Gen-Active is a comic book anthology-series from Wildstorm. It was published quarterly from 2000 to 2001 and ran for six issues. In the comic book series, Gen-Actives are superhuman beings who possess the Gen-Factor.

Gen-Active, the comic
Gen-Active featured several ongoing storylines, usually starring Gen-Active superheroes and villains in each issue. Many of the stories dealt with the former members of DV8.

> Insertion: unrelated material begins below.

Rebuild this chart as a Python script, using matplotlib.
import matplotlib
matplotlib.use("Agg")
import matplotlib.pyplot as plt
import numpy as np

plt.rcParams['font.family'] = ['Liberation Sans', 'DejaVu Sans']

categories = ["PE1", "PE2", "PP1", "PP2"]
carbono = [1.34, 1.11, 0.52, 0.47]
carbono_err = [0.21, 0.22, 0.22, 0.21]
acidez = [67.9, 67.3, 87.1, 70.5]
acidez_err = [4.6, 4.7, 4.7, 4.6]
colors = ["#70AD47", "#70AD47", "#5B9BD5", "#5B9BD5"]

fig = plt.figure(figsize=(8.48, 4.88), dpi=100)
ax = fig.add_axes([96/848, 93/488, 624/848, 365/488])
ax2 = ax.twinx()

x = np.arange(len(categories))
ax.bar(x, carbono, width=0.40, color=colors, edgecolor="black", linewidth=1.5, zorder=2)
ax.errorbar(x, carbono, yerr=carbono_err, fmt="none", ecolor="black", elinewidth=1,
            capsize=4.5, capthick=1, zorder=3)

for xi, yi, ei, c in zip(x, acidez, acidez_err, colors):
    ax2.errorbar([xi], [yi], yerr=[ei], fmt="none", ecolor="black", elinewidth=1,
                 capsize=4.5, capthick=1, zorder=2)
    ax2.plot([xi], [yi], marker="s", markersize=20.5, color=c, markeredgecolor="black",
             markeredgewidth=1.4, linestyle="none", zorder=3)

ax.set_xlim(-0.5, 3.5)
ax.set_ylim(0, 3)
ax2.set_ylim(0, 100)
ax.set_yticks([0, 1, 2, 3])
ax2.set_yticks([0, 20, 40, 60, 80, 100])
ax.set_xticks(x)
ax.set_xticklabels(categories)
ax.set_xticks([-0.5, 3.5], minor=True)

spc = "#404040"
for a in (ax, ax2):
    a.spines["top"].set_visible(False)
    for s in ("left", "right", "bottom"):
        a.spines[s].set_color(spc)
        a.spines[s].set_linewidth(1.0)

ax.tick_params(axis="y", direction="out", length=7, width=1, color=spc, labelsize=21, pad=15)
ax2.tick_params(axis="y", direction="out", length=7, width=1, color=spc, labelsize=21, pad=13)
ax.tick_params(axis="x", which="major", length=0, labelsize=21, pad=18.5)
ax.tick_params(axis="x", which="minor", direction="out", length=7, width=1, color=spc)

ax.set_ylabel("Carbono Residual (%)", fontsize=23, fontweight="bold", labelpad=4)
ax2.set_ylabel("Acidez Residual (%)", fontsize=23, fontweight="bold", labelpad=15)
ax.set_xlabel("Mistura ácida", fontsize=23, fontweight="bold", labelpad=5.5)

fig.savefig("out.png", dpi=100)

Though often converging, there were three main storylines, each with their own writer:
 Writer Ben Raab with the help of various artists revealed what happened to Evo and Bliss after they left DV8. The two join up and go to New York, where Bliss tries to form her own crime-syndicate. Bliss sacrifices Evo, who is arrested by the police and sent to Purgatory Max, a special prison. A group of Nazi supervillains break into the prison and cause a riot and superhero-group Wildcore is sent to end the riot. This mission would mean the end for most of Wildcore, but Evo redeems himself by saving Wildcore-leader Backlash. Bliss meanwhile increases her power within New York. (Issues #1-4 and 6)
 Writer Jay Faeber with the help of various artists told various stories about Frostbite, Copycat and Sublime, former members of DV8. They meet and fight with their old enemies Gen¹³, mostly due to misunderstandings. At the end of issue 2 the two groups sit down, talk and decide that they no longer have any reasons to be enemies. In issue #3 Faeber interrupts DV8's storyline for a story about Deathblow, but this story connects to DV8 by revealing that Deathblow is Sublime's father. In the following 3 issues, Sublime finds out about her father, meets with Genevieve Cray and with the help of Genevieve Cray the group fights Trance. (Issues #1-6)
 Dan Abnett and Andy Lanning (writers) and Dustin Nguyen (artist) told two solo-stories about Jet in issues #1 and 2. In issue #6 Jet goes to avenge her father, Backlash, by trying to arrest all the escaped Purgatory Max criminals (with a little help of the Midnighter). This storyline followed up on Ben Raab's story about the Purgatory Max riot.

There also were a few short stories:
In issue #3, Eric DeSantis and Brian Stelfreeze told what happened to Freestyle after the end of DV8: she went back to Las Vegas where she ran into Threshold who was building his own army of Gen-Actives.
 Jai Nitz and Jim Mahfood created a dark comical story about Ladytron and Sideways Bob in issue #5.
 Eric DeSantis and Trevor Scott connected Ben Raab's storyline about the Purgatory Max prison break to Jay Faeber's DV8 storyline by having the criminal Trance escape from Purgatory Max and rebuild his group of Freaks in issue #5.